2) Develop digital archiving site, The Artworks of Mary E. Hutchinson, into a permanent dynamic and sustainable digital archive and research tool
The Artworks of Mary E. Hutchinson is a digital archiving “work in progress” which uses the omeka platform. I initially planned and developed the site as an Emory Woodruff Library Graduate fellow working with the newly formed Digital Information Scholarship Commons (DISC). The site brings scholarly attention to the life and work of Mary E. Hutchinson and makes her artwork accessible for the first time. The site documents her work and will also offer contexts and interpretations through the exhibit features of omeka.
I launched the site publicly November 30, 2011. As indicated by the Google Analytics image below, in the past year 137 individuals have visited the site and an extraordinary 45 percent of site traffic has been from returning visitors indicating sustained interest and dynamic potential. Another notable trend indicated by the site analytics reflects increasing awareness of Hutchinson and her work. Since the publication of my article in Feminist Studies, “Mary E. Hutchinson, Intelligibility, and the Historical Limits of Agency,” which was distributed in October 2012, search traffic on the site has increased substantially. Prior to this publication, very few people knew Hutchinson existed and most traffic came from referrals from my blog jaeturner.com which I launched at the same time.
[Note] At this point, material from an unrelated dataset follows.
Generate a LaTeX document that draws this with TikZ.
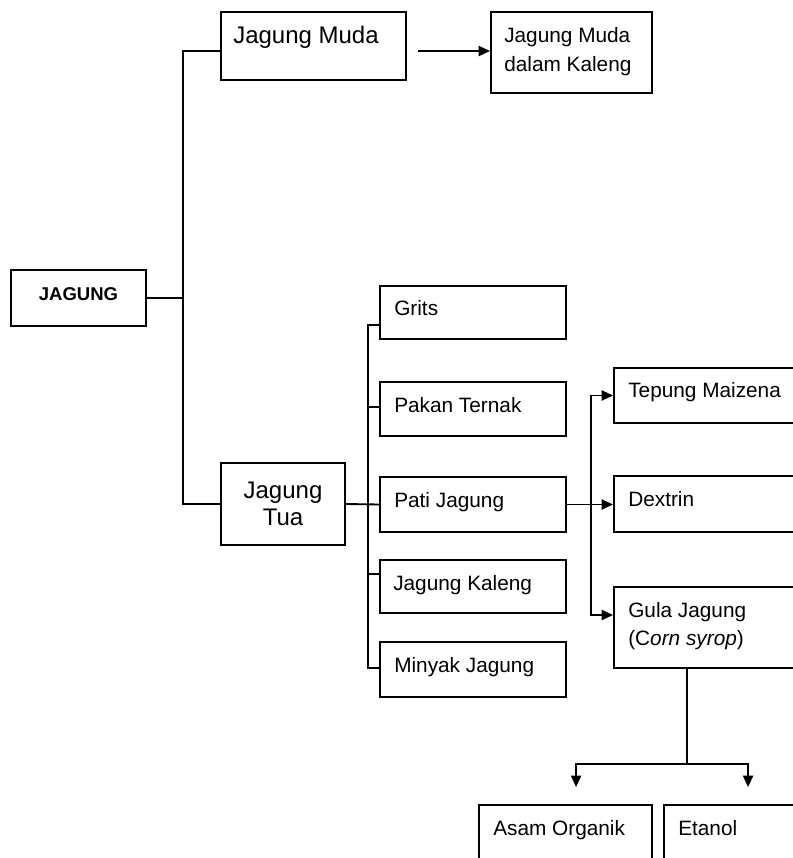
\documentclass[tikz,border=0pt]{standalone}
\usepackage{fontspec}
\setmainfont{Liberation Sans}
\usetikzlibrary{arrows.meta,calc,fit}
\begin{document}
\begin{tikzpicture}[x=0.75pt,y=-0.75pt,
  box/.style={draw, line width=1.4pt, inner sep=0pt, rectangle},
  ln/.style={line width=1.4pt},
  arr/.style={ln, -{Triangle[length=8.5pt,width=7.5pt]}},
  txt/.style={inner sep=0pt, anchor=base west, align=left, font=\fontsize{15.6}{21.75}\selectfont},
  big/.style={inner sep=0pt, anchor=base, align=center, font=\fontsize{18}{20.25}\selectfont},
]
\useasboundingbox (0,0) rectangle (793,858);
\clip (0,0) rectangle (793,858);

% boxes
\node[box, fit={(11,270)(146,326)}] (jagung) {};
\node[box, fit={(221,12)(406,80)}] (muda) {};
\node[box, fit={(491,12)(652,93)}] (kaleng) {};
\node[box, fit={(221,463)(345,545)}] (tua) {};
\node[box, fit={(380,286)(566,339)}] (grits) {};
\node[box, fit={(380,382)(566,436)}] (pakan) {};
\node[box, fit={(380,477)(566,532)}] (pati) {};
\node[box, fit={(380,560)(566,613)}] (jkaleng) {};
\node[box, fit={(380,642)(566,697)}] (minyak) {};
\node[box, fit={(614,368)(810,423)}] (tepung) {};
\node[box, fit={(614,476)(810,532)}] (dextrin) {};
\node[box, fit={(614,587)(810,668)}] (gula) {};
\node[box, fit={(479,805)(652,880)}] (asam) {};
\node[box, fit={(664,805)(810,880)}] (etanol) {};

% texts (multi-line nodes: base = last line's baseline)
\node[inner sep=0pt, anchor=base, font=\fontsize{13.9}{16}\selectfont\bfseries] (tjagung) at (78.5,300) {JAGUNG};
\node[big, anchor=base west] (tmuda) at (233,43) {Jagung Muda};
\node[txt] (tkaleng) at (504,71) {Jagung Muda\\dalam Kaleng};
\node[big] (ttua) at (283,525) {Jagung\\Tua};
\node[txt] (tgrits) at (394,315) {Grits};
\node[txt] (tpakan) at (394,412) {Pakan Ternak};
\node[txt] (tpati) at (394,507) {Pati Jagung};
\node[txt] (tjkaleng) at (393,590) {Jagung Kaleng};
\node[txt] (tminyak) at (394,672) {Minyak Jagung};
\node[txt] (ttepung) at (628,397) {Tepung Maizena};
\node[txt] (tdextrin) at (628,506) {Dextrin};
\node[txt, font=\fontsize{15.6}{21}\selectfont] (tgula) at (628,645) {Gula Jagung\\(C\textit{orn syrop})};
\node[txt] (tasam) at (493,835) {Asam Organik};
\node[txt] (tetanol) at (678,835) {Etanol};

% connectors: JAGUNG
\coordinate (b1) at (183,298);
\draw[ln] (jagung.east) -- (b1);
\draw[ln] ($(muda.west)+(0,5)$) -| (b1 |- tua.west) -- (tua.west);
\coordinate (m1) at ($(muda.east)+(11,5)$);
\draw[arr] (m1) -- (m1 -| kaleng.west);

% Jagung Tua bus
\coordinate (b2) at (368,0);
\draw[ln] (tua.east) -- (pati.west);
\coordinate (gc) at ($(grits.west)+(0,12.5)$);
\coordinate (mc) at ($(minyak.west)+(0,-1.5)$);
\coordinate (pc) at ($(pakan.west)+(0,-2)$);
\coordinate (jc) at ($(jkaleng.west)+(0,-12.5)$);
\draw[ln] (gc) -- (gc -| b2) -- (mc -| b2) -- (mc);
\draw[ln] (pc) -- (pc -| b2);
\draw[ln] (jc) -- (jc -| b2);

% Pati bus
\coordinate (b3) at (591,0);
\draw[arr] (pati.east) -- (pati.east -| dextrin.west);
\draw[arr] (pati.east -| b3) |- (tepung.west);
\coordinate (gw) at ($(gula.west)+(0,-12.5)$);
\draw[arr] (pati.east -| b3) |- (gw);

% Gula split
\coordinate (gs) at ($(gula.south west)+(74,0)$);
\coordinate (s) at ($(gs)+(0,95)$);
\draw[ln] (gs) -- (s);
\draw[arr] (s) -| ($(asam.north west)+(98,-17)$);
\draw[arr] (s) -| ($(etanol.north west)+(85,-17)$);
\end{tikzpicture}
\end{document}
Working in tandem, my blog and the digital archive, have also netted exciting search traffic from individuals who own Hutchinson’s work and wanted information on the artist. Through my blog I have located approximately forty works of art over the past year which would remain inaccessible if not for digital scholarship.
The development of The Artworks of Mary E. Hutchinson into a sustainable and effective digital archive and research tool will require two types of work. One is the continued scholarly development of the site content and blogging about it. The other is the migration of the site from the template based omeka.net platform to the more flexible and dynamic omeka.org platform.
 Anne M. Wagner, Three Artists (Three Women): Modernism and the Art of Hesse, Krasner, and O’Keeffe (Berkeley: University of California Press, 1996), 10.